Write out every line of the material as it stands, apart from the pictures.

Supplied data ▸

___

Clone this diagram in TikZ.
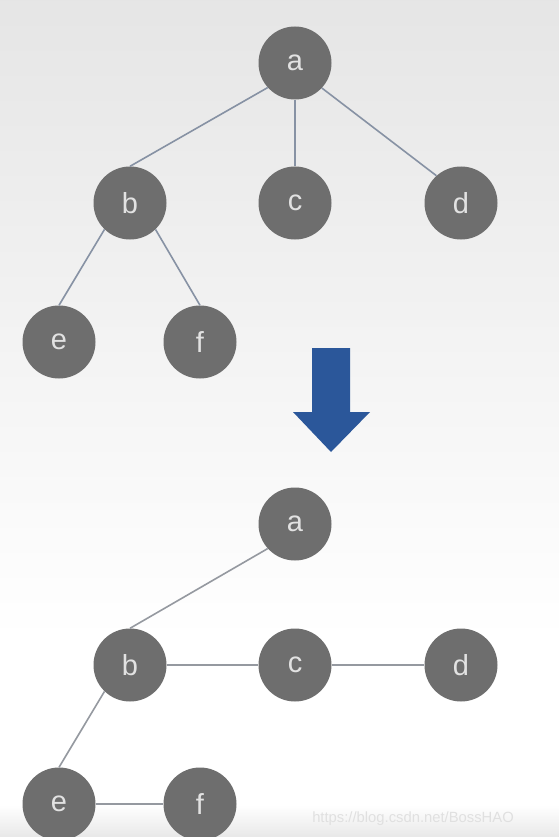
\documentclass[tikz,border=0pt]{standalone}
\usepackage{fontspec}
\setmainfont{Liberation Sans}
\begin{document}
\begin{tikzpicture}[x=1pt,y=-1pt,
  vert/.style={circle,fill=nodegray,minimum size=73pt,inner sep=0pt,text=nodetext,font=\fontsize{29}{29}\selectfont},
  edge/.style={line width=1.6pt,draw=edgecol}]
\definecolor{nodegray}{HTML}{6E6E6E}
\definecolor{nodetext}{HTML}{E2E2E2}
\definecolor{edgecol}{HTML}{8792A4}
\definecolor{edgecolb}{HTML}{9599A0}
\definecolor{arrowblue}{HTML}{2B579A}
\useasboundingbox (0,0) rectangle (559,837);
\shade[top color=black!10,bottom color=white] (0,0) rectangle (559,640);
\fill[white] (0,640) rectangle (559,805);
\shade[top color=white,bottom color=black!9] (0,805) rectangle (559,837);
% top tree
\node[vert] (a1) at (295,63) {a};
\node[vert] (b1) at (130,203) {b};
\node[vert] (c1) at (295,203) {c};
\node[vert] (d1) at (461,203) {d};
\node[vert] (e1) at (59,342) {e};
\node[vert] (f1) at (200,342) {f};
\draw[edge] (a1.-138) -- (b1.north);
\draw[edge] (a1.south) -- (c1.north);
\draw[edge] (a1.-43) -- (d1.132);
\draw[edge] (b1.-134) -- (e1.north);
\draw[edge] (b1.-46) -- (f1.north);
% arrow
\fill[arrowblue] (312,348) -- (350,348) -- (350,412) -- (370,412) -- (331,452) -- (293,412) -- (312,412) -- cycle;
% bottom tree
\node[vert] (a2) at (295,524) {a};
\node[vert] (b2) at (130,665) {b};
\node[vert] (c2) at (295,665) {c};
\node[vert] (d2) at (461,665) {d};
\node[vert] (e2) at (59,804) {e};
\node[vert] (f2) at (200,804) {f};
\draw[edge,draw=edgecolb] (a2.-138) -- (b2.north);
\draw[edge,draw=edgecolb] (b2.east) -- (c2.west);
\draw[edge,draw=edgecolb] (c2.east) -- (d2.west);
\draw[edge,draw=edgecolb] (b2.-134) -- (e2.north);
\draw[edge,draw=edgecolb] (e2.east) -- (f2.west);
\node[anchor=east,text=black!12,font=\fontsize{14.8}{15}\selectfont,inner sep=0pt] (wm) at (514,819) {https://blog.csdn.net/BossHAO};
\end{tikzpicture}
\end{document}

___

Result for this task ▸
Clone this diagram in TikZ.
\documentclass[tikz,border=0pt]{standalone}
\usepackage{fontspec}
\setmainfont{Liberation Sans}
\begin{document}
\begin{tikzpicture}[x=1pt,y=-1pt,
  vert/.style={circle,fill=nodegray,minimum size=73pt,inner sep=0pt,text=nodetext,font=\fontsize{29}{29}\selectfont},
  edge/.style={line width=1.6pt,draw=edgecol}]
\definecolor{nodegray}{HTML}{6E6E6E}
\definecolor{nodetext}{HTML}{E2E2E2}
\definecolor{edgecol}{HTML}{8792A4}
\definecolor{edgecolb}{HTML}{9599A0}
\definecolor{arrowblue}{HTML}{2B579A}
\useasboundingbox (0,0) rectangle (559,837);
\shade[top color=black!10,bottom color=white] (0,0) rectangle (559,640);
\fill[white] (0,640) rectangle (559,805);
\shade[top color=white,bottom color=black!9] (0,805) rectangle (559,837);
% top tree
\node[vert] (a1) at (295,63) {a};
\node[vert] (b1) at (130,203) {b};
\node[vert] (c1) at (295,203) {c};
\node[vert] (d1) at (461,203) {d};
\node[vert] (e1) at (59,342) {e};
\node[vert] (f1) at (200,342) {f};
\draw[edge] (a1.-138) -- (b1.north);
\draw[edge] (a1.south) -- (c1.north);
\draw[edge] (a1.-43) -- (d1.132);
\draw[edge] (b1.-134) -- (e1.north);
\draw[edge] (b1.-46) -- (f1.north);
% arrow
\fill[arrowblue] (312,348) -- (350,348) -- (350,412) -- (370,412) -- (331,452) -- (293,412) -- (312,412) -- cycle;
% bottom tree
\node[vert] (a2) at (295,524) {a};
\node[vert] (b2) at (130,665) {b};
\node[vert] (c2) at (295,665) {c};
\node[vert] (d2) at (461,665) {d};
\node[vert] (e2) at (59,804) {e};
\node[vert] (f2) at (200,804) {f};
\draw[edge,draw=edgecolb] (a2.-138) -- (b2.north);
\draw[edge,draw=edgecolb] (b2.east) -- (c2.west);
\draw[edge,draw=edgecolb] (c2.east) -- (d2.west);
\draw[edge,draw=edgecolb] (b2.-134) -- (e2.north);
\draw[edge,draw=edgecolb] (e2.east) -- (f2.west);
\node[anchor=east,text=black!12,font=\fontsize{14.8}{15}\selectfont,inner sep=0pt] (wm) at (514,819) {https://blog.csdn.net/BossHAO};
\end{tikzpicture}
\end{document}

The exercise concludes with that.